Masya Allah,” kata sang Guru sambil memeluk sang murid dengan bangga. “Teruskan kebaikan itu, Nak. Dan nanti malam tolong hadirkan Allah di hadapanmu. Sungguh, selama ini pun sebenarnya Allah-lah  yang mendengarkan bacaanmu. Allah yang telah menurunkan Alquran. Dia selalu hadir di dekatmu. Jikapun engkau tidak melihat-Nya, Dia pasti melihatmu. Ingat baik-baik. Hadirkan Allah, karena Dia mendengar dan menjawab apa yang engkau baca.”
Keesokan harinya, ternyata sang murid itu jatuh sakit. Sang Guru pun datang menjenguknya. “Ada apa denganmu?” tanya Sang Guru.

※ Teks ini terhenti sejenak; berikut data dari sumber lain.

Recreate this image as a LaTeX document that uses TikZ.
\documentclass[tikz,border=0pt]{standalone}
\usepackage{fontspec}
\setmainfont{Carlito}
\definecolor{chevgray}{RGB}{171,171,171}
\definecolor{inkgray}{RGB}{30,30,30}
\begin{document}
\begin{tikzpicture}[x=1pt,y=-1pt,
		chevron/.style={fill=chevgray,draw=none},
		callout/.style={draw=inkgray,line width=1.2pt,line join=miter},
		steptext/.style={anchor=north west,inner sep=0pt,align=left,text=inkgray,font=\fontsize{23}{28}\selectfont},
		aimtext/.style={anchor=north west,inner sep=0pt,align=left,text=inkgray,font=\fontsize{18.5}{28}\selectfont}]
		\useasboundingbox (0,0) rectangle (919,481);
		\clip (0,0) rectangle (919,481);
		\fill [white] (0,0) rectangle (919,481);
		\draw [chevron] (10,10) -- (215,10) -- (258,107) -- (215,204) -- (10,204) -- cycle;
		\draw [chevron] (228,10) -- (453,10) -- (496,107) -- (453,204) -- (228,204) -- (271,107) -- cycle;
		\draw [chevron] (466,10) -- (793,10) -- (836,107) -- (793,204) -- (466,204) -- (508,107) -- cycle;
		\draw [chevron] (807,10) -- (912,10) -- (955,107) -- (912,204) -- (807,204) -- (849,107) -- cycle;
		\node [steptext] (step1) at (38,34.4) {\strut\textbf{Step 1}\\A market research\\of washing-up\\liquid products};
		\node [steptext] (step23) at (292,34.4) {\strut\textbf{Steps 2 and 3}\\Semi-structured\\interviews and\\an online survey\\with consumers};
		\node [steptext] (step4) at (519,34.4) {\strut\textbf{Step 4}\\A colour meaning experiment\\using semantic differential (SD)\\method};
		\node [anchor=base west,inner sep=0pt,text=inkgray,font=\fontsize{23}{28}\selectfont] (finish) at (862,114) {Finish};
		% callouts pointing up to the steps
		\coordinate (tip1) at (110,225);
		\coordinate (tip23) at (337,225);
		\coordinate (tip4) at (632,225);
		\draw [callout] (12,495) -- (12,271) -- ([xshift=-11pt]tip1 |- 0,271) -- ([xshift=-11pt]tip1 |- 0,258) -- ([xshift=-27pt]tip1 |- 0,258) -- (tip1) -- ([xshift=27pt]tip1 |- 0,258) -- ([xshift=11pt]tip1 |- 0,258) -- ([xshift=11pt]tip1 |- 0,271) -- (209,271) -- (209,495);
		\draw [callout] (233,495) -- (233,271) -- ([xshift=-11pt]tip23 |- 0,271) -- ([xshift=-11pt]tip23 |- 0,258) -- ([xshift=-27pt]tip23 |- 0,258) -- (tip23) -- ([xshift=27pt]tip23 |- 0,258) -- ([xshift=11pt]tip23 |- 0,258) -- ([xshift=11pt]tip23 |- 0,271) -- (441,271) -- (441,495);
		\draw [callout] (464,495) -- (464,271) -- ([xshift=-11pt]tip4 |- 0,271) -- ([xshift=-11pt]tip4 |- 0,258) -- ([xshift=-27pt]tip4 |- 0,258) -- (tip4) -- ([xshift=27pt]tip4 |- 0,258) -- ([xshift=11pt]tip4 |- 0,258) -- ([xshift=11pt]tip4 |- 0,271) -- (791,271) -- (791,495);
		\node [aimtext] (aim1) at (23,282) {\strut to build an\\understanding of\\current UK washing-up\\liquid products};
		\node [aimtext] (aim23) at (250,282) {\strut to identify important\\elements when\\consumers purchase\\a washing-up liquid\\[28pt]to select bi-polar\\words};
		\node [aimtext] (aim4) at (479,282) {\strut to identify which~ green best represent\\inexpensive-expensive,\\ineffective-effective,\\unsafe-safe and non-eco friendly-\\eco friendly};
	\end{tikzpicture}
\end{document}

Sang murid berlinang air mata. “Demi Allah, wahai Guru,” ujarnya, “Semalam aku tak mampu menyelesaikan bacaanku. Hatta, cuma al-Fatihah pun tak sanggup aku menamatkannya. Ketika sampai pada ayat, “Iyyaka na’budu wa iyyaka nasta’iin” lidahku kelu. Aku merasa aku sedang berdusta. Di mulut aku ucapkan “Kepada-Mu ya Allah, aku menyembah” tapi jauh di dalam hatiku aku tahu, aku sering memperhatikan yang selain Dia. Ayat itu tak mau keluar dari lisanku. Aku menangis dan tetap saja tak mampu menyelesaikannya.”
Nak...,” kata sang Guru sambil berlinang air mata, “Mulai hari ini engkaulah guruku. Dan sungguh aku ini muridmu. Ajarkan padaku apa yang telah kau peroleh. Sebab meski aku membimbingmu di jalan itu, aku sendiri belum pernah sampai pada puncak pemahaman yang kau dapat di hari ini.
Bahkan kita pun belum sampai pada maqam seperti itu, tetapi kita punya kesempatan untuk sampai ke sana, dengan dasar suka. Pupuklah terus dan kita akan temukan dahsyatnya Quran, sebagaimana Allah firmankan;

{لَوْ أَنْزَلْنَا هَذَا الْقُرْآنَ عَلَى جَبَلٍ لَرَأَيْتَهُ خَاشِعًا مُتَصَدِّعًا مِنْ خَشْيَةِ اللَّهِ وَتِلْكَ الْأَمْثَالُ نَضْرِبُهَا لِلنَّاسِ لَعَلَّهُمْ يَتَفَكَّرُونَ} [الحشر: 21]

“Kalau sekiranya Kami turunkan Al-Quran ini kepada sebuah gunung, pasti kamu akan melihatnya tunduk dan hancur berkeping-keping  karena ketakutannya kepada Allah. Dan perumpamaan-perumpamaan itu Kami buat untuk manusia supaya mereka berfikir. “ (QS Al-Hasyr: 21)

Dan hati kita memang tak sebesar gunung, Insya Allah dengan guyuran Quran setiap hari akan semakin bersemi bibit keimanan dalam hati sebesar gunung yang terbesar di muka bumi ini.